Women and members of the ethnic minorities are particularly encouraged to apply for the chair whose incumbent will “champion new developments in inequality studies with global relevance, and to influence debates and interventions in this crucial area”.

Last month, the LSE held one of its biannual Amartya Sen lectures, on this occasion to discuss how “an effective state promotes freedom and the well-being of its citizens”, with Sen himself present as a discussant and one of his former students, Prof. Sir Tim Besley, delivering the formal address.

Sen is invariably greeted in the manner of a rock star by LSE students, who applauded enthusiastically when the creation of the chair was revealed by the institution’s director, Shafik.

“The LSE has hosted the Amartya Sen lecture series for many years… but tonight is a very special night for another reason because tonight we are announcing the creation of a chair at the London School of Economics in honour of Amartya Sen,” began Shafik, who herself did her PhD at Oxford when Sen was a professor at the university.

The creation of the chair and the running of International Inequalities Institute had been made possible through “a £64 million, 20-year gift by the Atlantic Philanthropies, the school’s largest to date”, the LSE confirmed.

Shafik explained: “There are many reasons why this is a very fitting tribute.

“There are the obvious ones like Amartya Sen won the Nobel Prize in economics, for his contribution to welfare economics, his books have been translated into more than 30 languages, he has been the president of the Econometrics Society, the American Economic Association, the Indian Economic Association, and the International Economic Association.
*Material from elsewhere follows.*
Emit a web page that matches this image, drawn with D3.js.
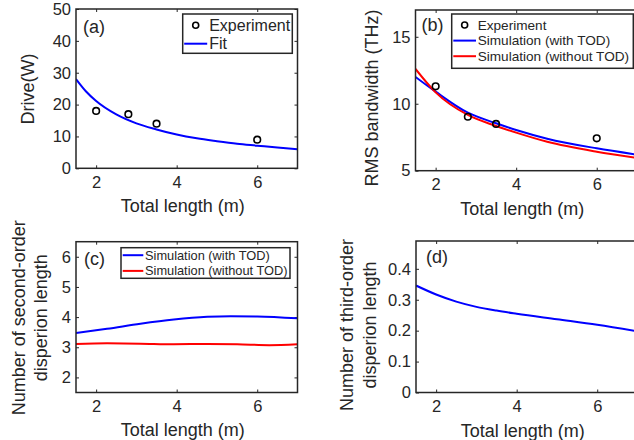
<!DOCTYPE html>
<html><head><meta charset="utf-8">
<script src="https://cdn.jsdelivr.net/npm/d3@7"></script>
<style>
body{margin:0;background:#fff;}
text{font-family:"Liberation Sans",Arial,sans-serif;fill:#262626;}
</style></head>
<body><svg id="c" width="634" height="440"></svg>
<script>
// ---------- data ----------
const xTicks = [2, 4, 6];
// (a)
const expLenA = [2, 2.8, 3.5, 6];
const expDrive = [18, 17, 14, 9];
const fitLen = [1.5, 1.75, 2, 2.5, 3, 3.5, 4, 4.5, 5, 5.5, 6, 6.5, 7];
const fitDrive = [28, 24.1, 21.1, 16.9, 14.1, 12.2, 10.6, 9.4, 8.5, 7.7, 7.1, 6.5, 6.0];
const yTicksA = [0, 10, 20, 30, 40, 50];
// (b)
const expLenB = [2, 2.8, 3.5, 6];
const expBw = [11.3, 9.03, 8.49, 7.42];
const simLenB = [1.5, 2, 2.8, 3.5, 4, 4.77, 6, 7];
const bwWithTOD = [12.0, 10.9, 9.33, 8.54, 8.04, 7.39, 6.67, 6.2];
const bwWithoutTOD = [12.6, 10.85, 9.16, 8.34, 7.84, 7.16, 6.42, 5.96];
const yTicksB = [5, 10, 15];
// (c)
const simLenC1 = [1.5, 2.27, 3.1, 3.93, 4.76, 5.34, 6.0, 7.0];
const ldWithTOD = [3.47, 3.61, 3.78, 3.92, 4.01, 4.03, 4.02, 3.96];
const simLenC2 = [1.5, 2.27, 3.1, 3.93, 4.76, 5.5, 6.3, 7.0];
const ldWithoutTOD = [3.11, 3.13, 3.12, 3.10, 3.11, 3.10, 3.07, 3.10];
const yTicksC = [2, 3, 4, 5, 6];
// (d)
const simLenD = [1.5, 2, 2.5, 3, 3.5, 4, 5, 6, 7];
const l3WithTOD = [0.346, 0.317, 0.294, 0.277, 0.265, 0.255, 0.237, 0.219, 0.198];
const yTicksD = [0, 0.1, 0.2, 0.3, 0.4];

const BLUE = "#0000ff", RED = "#ff0000", AX = "#262626";
const svg = d3.select("#c");

function panel(o) {
  const g = svg.append("g").attr("transform", `translate(${o.x},${o.y})`);
  const x = d3.scaleLinear().domain([1.5, 7]).range([0, o.w]);
  const y = d3.scaleLinear().domain(o.yDom).range([o.h, 0]);
  const fmt = d3.format("~g");
  const styleAxis = sel => {
    sel.select(".domain").remove();
    sel.selectAll("line").attr("stroke", AX).attr("stroke-width", 1);
    sel.selectAll("text").attr("fill", AX).style("font-size", "16.5px")
      .style("font-family", '"Liberation Sans",Arial,sans-serif');
  };
  g.append("g").attr("transform", `translate(0,${o.h})`)
    .call(d3.axisBottom(x).tickValues(xTicks).tickSizeInner(-3).tickSizeOuter(0).tickPadding(8).tickFormat(fmt))
    .call(styleAxis);
  g.append("g")
    .call(d3.axisTop(x).tickValues(xTicks).tickSizeInner(-3).tickSizeOuter(0).tickFormat(""))
    .call(styleAxis);
  g.append("g")
    .call(d3.axisLeft(y).tickValues(o.yTicks).tickSizeInner(-3).tickSizeOuter(0).tickPadding(5).tickFormat(fmt))
    .call(styleAxis);
  g.append("g").attr("transform", `translate(${o.w},0)`)
    .call(d3.axisRight(y).tickValues(o.yTicks).tickSizeInner(-3).tickSizeOuter(0).tickFormat(""))
    .call(styleAxis);

  const clipId = "clip" + o.name;
  g.append("clipPath").attr("id", clipId).append("rect").attr("width", o.w).attr("height", o.h);
  const plot = g.append("g").attr("clip-path", `url(#${clipId})`);
  const line = d3.line().x(d => x(d[0])).y(d => y(d[1])).curve(d3.curveMonotoneX);
  o.lines.forEach(l => {
    plot.append("path").datum(d3.zip(l.xs, l.ys)).attr("d", line)
      .attr("fill", "none").attr("stroke", l.color).attr("stroke-width", 2);
  });
  if (o.points) {
    g.selectAll(null).data(d3.zip(o.points.xs, o.points.ys)).join("circle")
      .attr("cx", d => x(d[0])).attr("cy", d => y(d[1])).attr("r", 3.3)
      .attr("fill", "none").attr("stroke", "#000").attr("stroke-width", 1.6);
  }
  g.append("rect").attr("width", o.w).attr("height", o.h)
    .attr("fill", "none").attr("stroke", AX).attr("stroke-width", 1.5);

  g.append("text").attr("x", o.tagX).attr("y", o.tagY).style("font-size", "18px").text(o.tag);

  // x label
  g.append("text").attr("x", o.w / 2 - 4).attr("y", o.h + 44).attr("text-anchor", "middle")
    .style("font-size", "18px").text("Total length (m)");
  // y label
  o.ylab.forEach((t, i) => {
    g.append("text").attr("transform", `translate(${o.ylabX[i]},${o.ylabY}) rotate(-90)`)
      .attr("text-anchor", "middle").style("font-size", "18px").text(t);
  });
  // legend
  if (o.legend) {
    const L = o.legend;
    const lg = svg.append("g").attr("transform", `translate(${L.x},${L.y})`);
    lg.append("rect").attr("width", L.w).attr("height", L.h).attr("fill", "#fff")
      .attr("stroke", AX).attr("stroke-width", 1.5);
    L.items.forEach((it, i) => {
      const cy = L.row0 + i * L.dy;
      if (it.type === "marker") {
        lg.append("circle").attr("cx", L.sx + L.sw / 2).attr("cy", cy).attr("r", 3)
          .attr("fill", "none").attr("stroke", "#000").attr("stroke-width", 1.6);
      } else {
        lg.append("line").attr("x1", L.sx).attr("x2", L.sx + L.sw).attr("y1", cy).attr("y2", cy)
          .attr("stroke", it.color).attr("stroke-width", 2);
      }
      lg.append("text").attr("x", L.tx).attr("y", cy).attr("dy", "0.35em")
        .style("font-size", L.fs + "px").text(it.label);
    });
  }
}

panel({name: "a", x: 76, y: 9, w: 221.5, h: 159.3, yDom: [0, 50], yTicks: yTicksA,
  lines: [{xs: fitLen, ys: fitDrive, color: BLUE}],
  points: {xs: expLenA, ys: expDrive},
  tag: "(a)", tagX: 7, tagY: 24,
  ylab: ["Drive(W)"], ylabX: [-42], ylabY: 80,
  legend: {x: 182.7, y: 14, w: 109.6, h: 39.3, row0: 11.3, dy: 18.4, sx: 1.5, sw: 23, tx: 26.5, fs: 16,
    items: [{type: "marker", label: "Experiment"}, {type: "line", color: BLUE, label: "Fit"}]}
});

panel({name: "b", x: 415.5, y: 10, w: 221.5, h: 160.7, yDom: [5, 17], yTicks: yTicksB,
  lines: [{xs: simLenB, ys: bwWithTOD, color: BLUE}, {xs: simLenB, ys: bwWithoutTOD, color: RED}],
  points: {xs: expLenB, ys: expBw},
  tag: "(b)", tagX: 6, tagY: 21,
  ylab: ["RMS bandwidth (THz)"], ylabX: [-38], ylabY: 88,
  legend: {x: 451.7, y: 14, w: 181.6, h: 54.3, row0: 11, dy: 15.6, sx: 1.6, sw: 22.7, tx: 26, fs: 13.6,
    items: [{type: "marker", label: "Experiment"}, {type: "line", color: BLUE, label: "Simulation (with TOD)"},
            {type: "line", color: RED, label: "Simulation (without TOD)"}]}
});

panel({name: "c", x: 76, y: 241.7, w: 221.5, h: 150.8, yDom: [1.5, 6.5], yTicks: yTicksC,
  lines: [{xs: simLenC1, ys: ldWithTOD, color: BLUE}, {xs: simLenC2, ys: ldWithoutTOD, color: RED}],
  tag: "(c)", tagX: 8, tagY: 23,
  ylab: ["Number of second-order", "disperion length"], ylabX: [-51, -29], ylabY: 76,
  legend: {x: 121, y: 247.7, w: 169, h: 30.6, row0: 7.5, dy: 15.7, sx: 1.7, sw: 20.6, tx: 24, fs: 12.8,
    items: [{type: "line", color: BLUE, label: "Simulation (with TOD)"},
            {type: "line", color: RED, label: "Simulation (without TOD)"}]}
});

panel({name: "d", x: 416, y: 241, w: 221.5, h: 151.5, yDom: [0, 0.49], yTicks: yTicksD,
  lines: [{xs: simLenD, ys: l3WithTOD, color: BLUE}],
  tag: "(d)", tagX: 10, tagY: 22,
  ylab: ["Number of third-order", "disperion length"], ylabX: [-63, -40], ylabY: 84,
  legend: null
});
</script></body></html>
“He has changed the field of economics in so many ways: our understanding of famines, social justice, economic theory, social choice, welfare economics, inequality and on and on and on…

“For us at the LSE the main reason is he was a professor here… and he has told me those years were some of the most productive in his professional life. He flourished in the intellectual environment of the LSE.”

Shafik said Sen’s “connection and relationship to the LSE has persevered. I am told that his wife often says that when Amartya has to go from A to B he always does it via the LSE. He has many friends, students and admirers in this place.

“And it is so appropriate that there will be a permanent chair at the LSE in his honour.”

She added: “For me it is personally moving because I was a PhD student in Oxford which was the last year he was teaching in Oxford. And we were all panicked that he was leaving. And I attended every single one of his lectures in Oxford before he left because I thought that was my last chance to hear from the great man — never imagining I would be here this evening.”

In response to one question, Sen made a reference to India’s general election, when he said: “Let me take the opportunity since I am at the LSE to the works of one of the great products of the LSE, namely Ambedkar, who was a great student here and who was one of the architects of the Indian Constitution.

“And he also reflected on many subjects including democracy and effectiveness of the state… and one of the things he discusses, shortly after the Constitution is made, is to say that we have to recognise the peculiarity and indeed the wonder of the fact that India has now accepted political equality at a level of everyone having the same vote… and yet tolerating enormous economic inequality and ask the question: how is this possible that in one sphere we have turned so much more egalitarian than in others?”